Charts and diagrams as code
-=-=-=-=-

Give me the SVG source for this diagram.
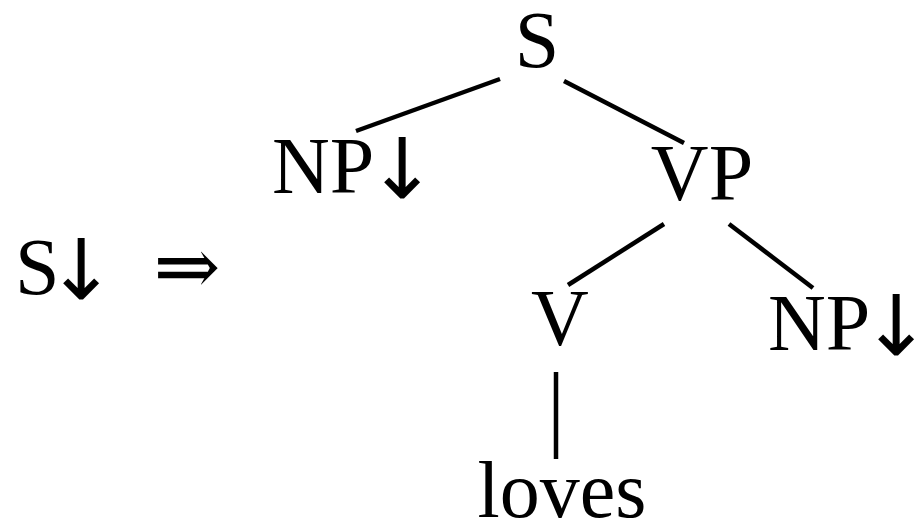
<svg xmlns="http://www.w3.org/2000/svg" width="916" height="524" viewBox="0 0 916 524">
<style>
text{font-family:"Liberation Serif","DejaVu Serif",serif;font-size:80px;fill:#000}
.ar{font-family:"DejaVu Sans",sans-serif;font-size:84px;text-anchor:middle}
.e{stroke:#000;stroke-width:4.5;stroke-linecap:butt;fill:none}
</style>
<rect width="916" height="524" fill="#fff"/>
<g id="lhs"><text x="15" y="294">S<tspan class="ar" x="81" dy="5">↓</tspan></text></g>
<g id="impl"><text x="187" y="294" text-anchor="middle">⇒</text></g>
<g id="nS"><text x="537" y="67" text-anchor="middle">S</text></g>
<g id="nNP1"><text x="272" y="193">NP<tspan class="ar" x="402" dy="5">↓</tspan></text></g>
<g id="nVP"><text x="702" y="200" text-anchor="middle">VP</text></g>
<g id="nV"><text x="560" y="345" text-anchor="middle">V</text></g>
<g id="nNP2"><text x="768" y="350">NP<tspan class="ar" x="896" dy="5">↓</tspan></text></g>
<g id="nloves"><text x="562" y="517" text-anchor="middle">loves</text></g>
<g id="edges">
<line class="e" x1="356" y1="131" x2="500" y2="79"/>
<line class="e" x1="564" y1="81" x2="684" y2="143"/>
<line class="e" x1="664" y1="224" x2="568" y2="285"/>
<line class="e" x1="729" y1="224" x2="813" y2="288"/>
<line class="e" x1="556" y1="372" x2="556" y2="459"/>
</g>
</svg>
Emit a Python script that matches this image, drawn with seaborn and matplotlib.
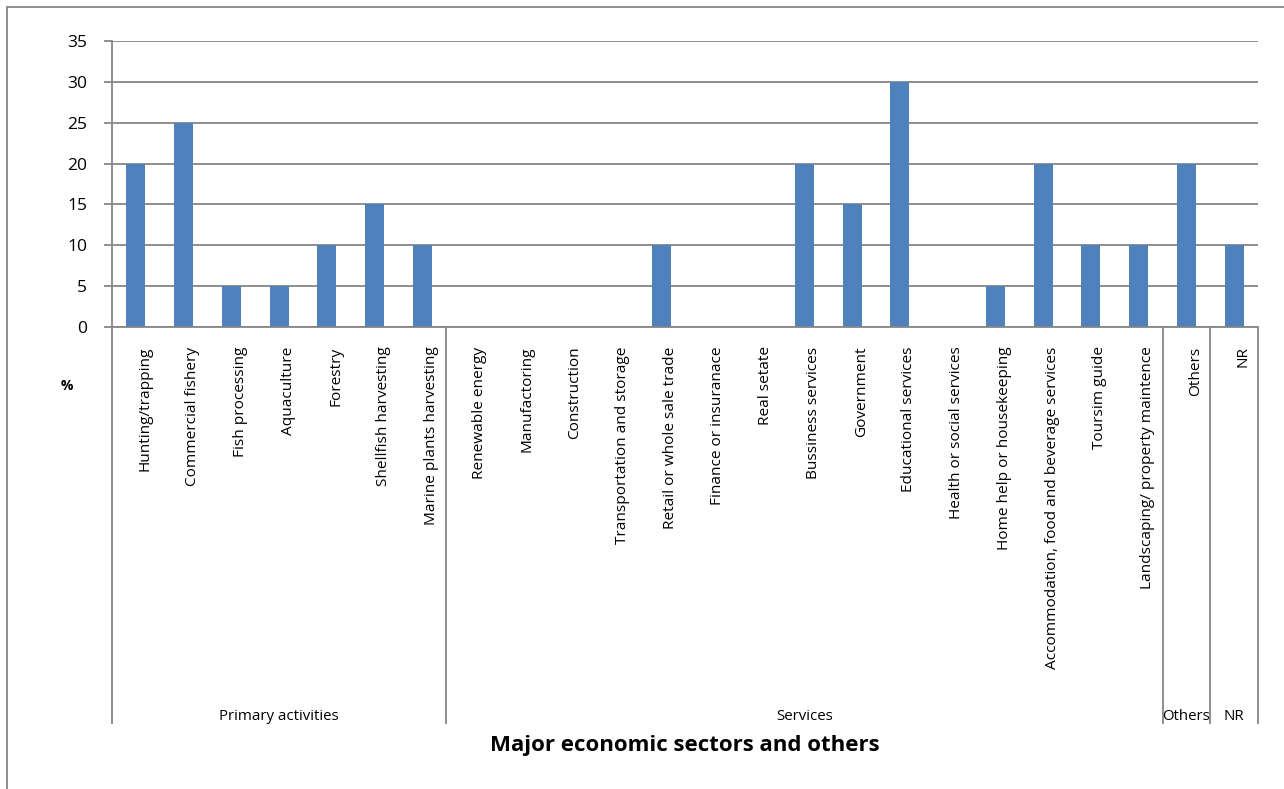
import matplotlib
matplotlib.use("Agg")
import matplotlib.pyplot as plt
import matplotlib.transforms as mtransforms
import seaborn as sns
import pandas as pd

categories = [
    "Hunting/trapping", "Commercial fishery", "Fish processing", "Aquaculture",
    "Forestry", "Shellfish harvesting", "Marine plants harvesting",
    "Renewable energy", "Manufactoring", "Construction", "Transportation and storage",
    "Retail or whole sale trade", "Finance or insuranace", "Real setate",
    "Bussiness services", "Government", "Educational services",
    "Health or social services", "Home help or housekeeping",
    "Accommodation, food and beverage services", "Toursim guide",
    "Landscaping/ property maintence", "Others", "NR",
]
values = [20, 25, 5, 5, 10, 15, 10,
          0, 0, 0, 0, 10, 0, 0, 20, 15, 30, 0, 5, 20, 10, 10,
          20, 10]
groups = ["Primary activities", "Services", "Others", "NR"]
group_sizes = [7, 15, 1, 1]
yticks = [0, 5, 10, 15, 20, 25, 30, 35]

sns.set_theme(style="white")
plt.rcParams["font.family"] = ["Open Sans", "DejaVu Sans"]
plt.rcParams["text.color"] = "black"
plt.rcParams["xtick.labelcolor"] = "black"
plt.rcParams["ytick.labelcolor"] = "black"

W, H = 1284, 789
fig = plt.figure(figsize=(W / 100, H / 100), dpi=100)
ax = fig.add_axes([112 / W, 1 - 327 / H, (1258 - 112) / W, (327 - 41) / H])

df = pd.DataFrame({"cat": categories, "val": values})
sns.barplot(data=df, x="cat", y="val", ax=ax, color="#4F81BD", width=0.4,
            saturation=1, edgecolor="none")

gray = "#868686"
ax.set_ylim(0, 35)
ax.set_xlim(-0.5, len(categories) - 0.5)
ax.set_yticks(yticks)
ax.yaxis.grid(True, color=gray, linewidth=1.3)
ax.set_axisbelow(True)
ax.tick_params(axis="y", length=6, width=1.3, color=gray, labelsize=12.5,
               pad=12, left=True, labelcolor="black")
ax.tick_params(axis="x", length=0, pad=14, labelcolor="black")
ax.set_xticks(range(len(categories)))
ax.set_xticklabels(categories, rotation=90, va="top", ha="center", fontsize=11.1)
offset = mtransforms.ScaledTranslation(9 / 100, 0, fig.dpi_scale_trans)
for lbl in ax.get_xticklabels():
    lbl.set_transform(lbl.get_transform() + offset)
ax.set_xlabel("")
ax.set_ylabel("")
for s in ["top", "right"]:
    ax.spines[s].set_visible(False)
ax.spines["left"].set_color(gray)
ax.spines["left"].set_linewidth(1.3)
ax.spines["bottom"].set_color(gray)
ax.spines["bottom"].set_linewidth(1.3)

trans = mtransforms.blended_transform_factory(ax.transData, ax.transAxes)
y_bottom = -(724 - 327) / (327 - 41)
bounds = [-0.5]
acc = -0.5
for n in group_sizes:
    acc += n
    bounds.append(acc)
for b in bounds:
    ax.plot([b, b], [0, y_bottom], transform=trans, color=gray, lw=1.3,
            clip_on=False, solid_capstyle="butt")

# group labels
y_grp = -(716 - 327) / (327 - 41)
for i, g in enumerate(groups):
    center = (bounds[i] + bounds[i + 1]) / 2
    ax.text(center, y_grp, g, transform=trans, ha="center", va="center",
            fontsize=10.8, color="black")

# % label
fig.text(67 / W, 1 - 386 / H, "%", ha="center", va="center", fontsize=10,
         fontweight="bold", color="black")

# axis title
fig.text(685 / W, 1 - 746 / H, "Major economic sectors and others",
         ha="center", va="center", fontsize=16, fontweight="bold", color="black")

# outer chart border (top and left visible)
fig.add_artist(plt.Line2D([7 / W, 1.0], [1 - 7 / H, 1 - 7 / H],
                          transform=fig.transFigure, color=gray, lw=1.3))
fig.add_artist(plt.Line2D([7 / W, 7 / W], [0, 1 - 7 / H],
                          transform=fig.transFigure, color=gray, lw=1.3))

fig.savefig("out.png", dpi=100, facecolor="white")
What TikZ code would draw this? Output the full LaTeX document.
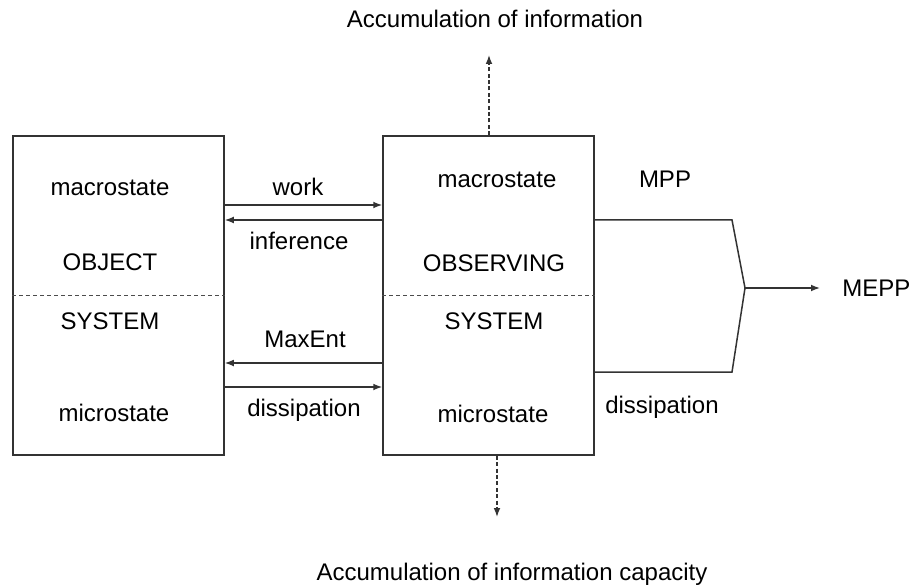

-=-=-=-=-

Make an exact copy of only the lines from the one with "Emit a Python" through the one with "import pandas as pd". Pictures don't belong in it.

*Response for this exercise*.
Emit a Python script that matches this image, drawn with seaborn and matplotlib.
import matplotlib
matplotlib.use("Agg")
import matplotlib.pyplot as plt
import matplotlib.transforms as mtransforms
import seaborn as sns
import pandas as pd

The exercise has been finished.